# X300 Mulch - crappy lawn cut - why?



## jambsi

I've had an X300 with the Mulching deck for about 3 weeks now. I'm very disappointed with the quality of the cut. It runs fine, comfortable & all that good stuff - it just doesn't do a good job of cutting the grass. It is replacing a 21" self-propelled-walk-behind (SPWB) with a mulch plug.

I normally cut @ 2.5", I've tried cutting longer & shorter, I've tried going faster & slower. I've gone throught the deck levelling routine. I've tried the deck wheels higher & lower. Some mowings have been damp, some approaching too long but also hardly needing cutting at all.

It always leaves many clumps of clippings and it seems to whip up and leave a circle of longer grass right down the middle sometimes. My SPWB left NOTHING.

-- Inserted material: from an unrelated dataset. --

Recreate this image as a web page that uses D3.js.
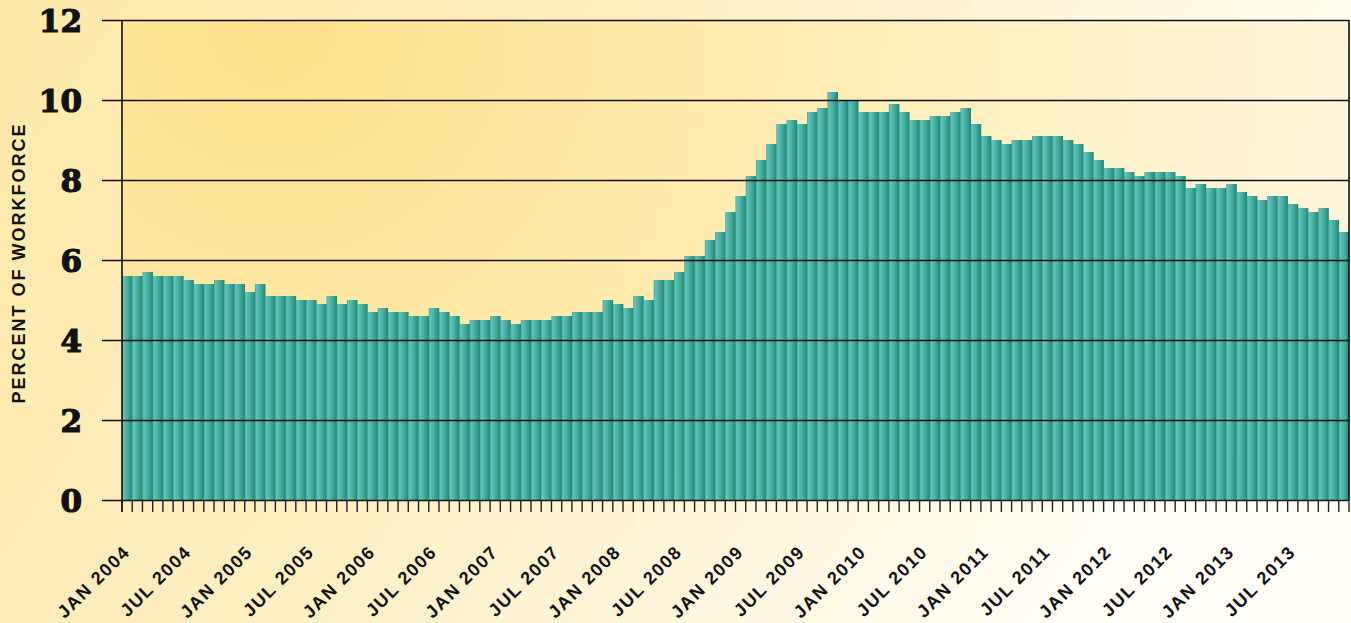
<!DOCTYPE html>
<html>
<head>
<meta charset="utf-8">
<script src="https://cdn.jsdelivr.net/npm/d3@7"></script>
<style>
  html, body { margin: 0; padding: 0; }
  body { width: 1351px; height: 623px; overflow: hidden; }
  svg { display: block; }
</style>
</head>
<body>
<svg id="chart" width="1351" height="623"></svg>
<script>
// ---- data ----
const years = [2004, 2005, 2006, 2007, 2008, 2009, 2010, 2011, 2012, 2013];
const monthNames = ["JAN","FEB","MAR","APR","MAY","JUN","JUL","AUG","SEP","OCT","NOV","DEC"];
const rate2004 = [5.6, 5.6, 5.7, 5.6, 5.6, 5.6, 5.5, 5.4, 5.4, 5.5, 5.4, 5.4];
const rate2005 = [5.2, 5.4, 5.1, 5.1, 5.1, 5.0, 5.0, 4.9, 5.1, 4.9, 5.0, 4.9];
const rate2006 = [4.7, 4.8, 4.7, 4.7, 4.6, 4.6, 4.8, 4.7, 4.6, 4.4, 4.5, 4.5];
const rate2007 = [4.6, 4.5, 4.4, 4.5, 4.5, 4.5, 4.6, 4.6, 4.7, 4.7, 4.7, 5.0];
const rate2008 = [4.9, 4.8, 5.1, 5.0, 5.5, 5.5, 5.7, 6.1, 6.1, 6.5, 6.7, 7.2];
const rate2009 = [7.6, 8.1, 8.5, 8.9, 9.4, 9.5, 9.4, 9.7, 9.8, 10.2, 10.0, 10.0];
const rate2010 = [9.7, 9.7, 9.7, 9.9, 9.7, 9.5, 9.5, 9.6, 9.6, 9.7, 9.8, 9.4];
const rate2011 = [9.1, 9.0, 8.9, 9.0, 9.0, 9.1, 9.1, 9.1, 9.0, 8.9, 8.7, 8.5];
const rate2012 = [8.3, 8.3, 8.2, 8.1, 8.2, 8.2, 8.2, 8.1, 7.8, 7.9, 7.8, 7.8];
const rate2013 = [7.9, 7.7, 7.6, 7.5, 7.6, 7.6, 7.4, 7.3, 7.2, 7.3, 7.0, 6.7];
const yTicks = [0, 2, 4, 6, 8, 10, 12];
const yTitle = "PERCENT OF WORKFORCE";

const allRates = [rate2004, rate2005, rate2006, rate2007, rate2008, rate2009, rate2010, rate2011, rate2012, rate2013];
const data = [];
years.forEach((y, yi) => {
  allRates[yi].forEach((v, mi) => {
    data.push({ key: monthNames[mi] + " " + y, month: mi, year: y, value: v });
  });
});

// ---- layout ----
const W = 1351, H = 623;
const plot = { left: 122, right: 1349, top: 20, bottom: 500 };

const svg = d3.select("#chart");
const defs = svg.append("defs");

// page background
const bg = defs.append("linearGradient").attr("id", "bgGrad")
  .attr("x1", "0%").attr("y1", "0%").attr("x2", "100%").attr("y2", "30%");
bg.append("stop").attr("offset", "0%").attr("stop-color", "#fde9a8");
bg.append("stop").attr("offset", "45%").attr("stop-color", "#feefc2");
bg.append("stop").attr("offset", "100%").attr("stop-color", "#fffdf6");

// plot background
const pg = defs.append("radialGradient").attr("id", "plotGrad")
  .attr("gradientUnits", "userSpaceOnUse")
  .attr("cx", plot.left + 150).attr("cy", plot.top).attr("r", 1300)
  .attr("fx", plot.left + 150).attr("fy", plot.top);
pg.append("stop").attr("offset", "0%").attr("stop-color", "#fde08a");
pg.append("stop").attr("offset", "40%").attr("stop-color", "#feedb4");
pg.append("stop").attr("offset", "100%").attr("stop-color", "#fffaea");

// bar gradient
const barG = defs.append("linearGradient").attr("id", "barGrad")
  .attr("x1", "0%").attr("y1", "0%").attr("x2", "100%").attr("y2", "0%");
barG.append("stop").attr("offset", "0%").attr("stop-color", "#3a9f90");
barG.append("stop").attr("offset", "12%").attr("stop-color", "#62c3bb");
barG.append("stop").attr("offset", "55%").attr("stop-color", "#45aa9e");
barG.append("stop").attr("offset", "100%").attr("stop-color", "#1f8873");

svg.append("rect").attr("x", 0).attr("y", 0).attr("width", W).attr("height", H)
  .attr("fill", "url(#bgGrad)");
svg.append("rect").attr("x", plot.left).attr("y", plot.top)
  .attr("width", plot.right - plot.left).attr("height", plot.bottom - plot.top)
  .attr("fill", "url(#plotGrad)");

// ---- scales ----
const x = d3.scaleBand().domain(data.map(d => d.key))
  .range([plot.left, plot.right]).padding(0);
const y = d3.scaleLinear().domain([0, 12]).range([plot.bottom, plot.top]);

// ---- bars ----
svg.append("g").selectAll("rect").data(data).join("rect")
  .attr("x", d => x(d.key))
  .attr("y", d => y(d.value))
  .attr("width", x.bandwidth() + 0.3)
  .attr("height", d => y(0) - y(d.value))
  .attr("fill", "url(#barGrad)");

// ---- gridlines + y labels ----
const yAxis = d3.axisLeft(y).tickValues(yTicks)
  .tickSize(-(plot.right - 102)).tickPadding(0).tickFormat(d3.format("d"));
const gy = svg.append("g").attr("transform", `translate(${plot.right},0)`).call(yAxis);
gy.select(".domain").remove();
gy.selectAll(".tick line")
  .attr("x1", 0).attr("x2", -(plot.right - 102))
  .attr("stroke", "#111").attr("stroke-width", 1.6);
gy.selectAll(".tick text")
  .attr("x", -(plot.right - 82))
  .attr("dy", "0.36em")
  .attr("text-anchor", "end")
  .attr("font-family", "'DejaVu Serif', serif")
  .attr("font-weight", "bold")
  .attr("font-size", 31)
  .attr("fill", "#111")
  .attr("stroke", "#111")
  .attr("stroke-width", 1.2);

// plot frame left and right
svg.append("line").attr("x1", plot.left).attr("x2", plot.left)
  .attr("y1", plot.top).attr("y2", plot.bottom + 12)
  .attr("stroke", "#111").attr("stroke-width", 1.6);
svg.append("line").attr("x1", plot.right).attr("x2", plot.right)
  .attr("y1", plot.top).attr("y2", plot.bottom)
  .attr("stroke", "#111").attr("stroke-width", 1.6);

// ---- x axis ticks ----
const boundaries = data.map(d => x(d.key)).concat([plot.right]);
svg.append("g").selectAll("line").data(boundaries).join("line")
  .attr("x1", d => d).attr("x2", d => d)
  .attr("y1", plot.bottom).attr("y2", plot.bottom + 12)
  .attr("stroke", "#222").attr("stroke-width", 1.4);

// ---- x labels ----
const labelled = data.filter(d => d.month === 0 || d.month === 6);
svg.append("g").selectAll("text").data(labelled).join("text")
  .attr("transform", d => `translate(${x(d.key) + x.bandwidth() / 2 + 4},${553}) rotate(-45)`)
  .attr("text-anchor", "end")
  .attr("font-family", "'Liberation Sans', Arial, sans-serif")
  .attr("font-weight", "bold")
  .attr("font-size", 18)
  .attr("letter-spacing", "1.6px")
  .attr("fill", "#111")
  .text(d => d.key);

// ---- y title ----
svg.append("text")
  .attr("transform", `translate(25,263) rotate(-90)`)
  .attr("text-anchor", "middle")
  .attr("font-family", "'Liberation Sans', Arial, sans-serif")
  .attr("font-weight", "bold")
  .attr("font-size", 18)
  .attr("letter-spacing", "2px")
  .attr("fill", "#111")
  .text(yTitle);
</script>
</body>
</html>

So is there some known problem my X300 may have? Is it common that a tractor does a much crappier job of cutting than a SPWB?

I'm considering taking JD up on their 30 day return policy. Any advice?


----------



## Upper5Percent

If you are unhappy...return it, before the time runs out...otherwise you might be unhappy for years...


----------



## Simpleprestige

return it and get a simplicity
there is no way you could possibly be dissatisfied with the cut


----------



## jambsi

*crappy cut update*

Yesterday after trying all the forum suggestions I took the machine into the JD dealer. The mechanic gave it a test cut & said "hmmm that leaves a mess doesn't it". He tried/checked all the same things I did without any improvement. The dealer has opened a "case" with JD and has asked for a couplea days to figure out the problem.

I am wishing them luck.


----------



## cjett

Let us know what they come up with. 

I also agree, if they can't make it right, try a Simplicity.


----------



## Upper5Percent

*Re: crappy cut update*



> _Originally posted by jambsi _
> *Yesterday after trying all the forum suggestions I took the machine into the JD dealer. The mechanic gave it a test cut & said "hmmm that leaves a mess doesn't it". He tried/checked all the same things I did without any improvement. The dealer has opened a "case" with JD and has asked for a couplea days to figure out the problem.
> 
> I am wishing them luck. *


Make sure they STOP THE CLOCK on the time allowed you to return the unit...otherwise they could turn around and say sorry we can't find a problem...here is your tractor back and by the way the time to return it has run out...


----------



## jambsi

*Newest updates - Simplicity & deck mods*

Thanks all for the suggestions & tips.

I visited my Simplicity dealer today. I looked at the Regent & the Broadmoor.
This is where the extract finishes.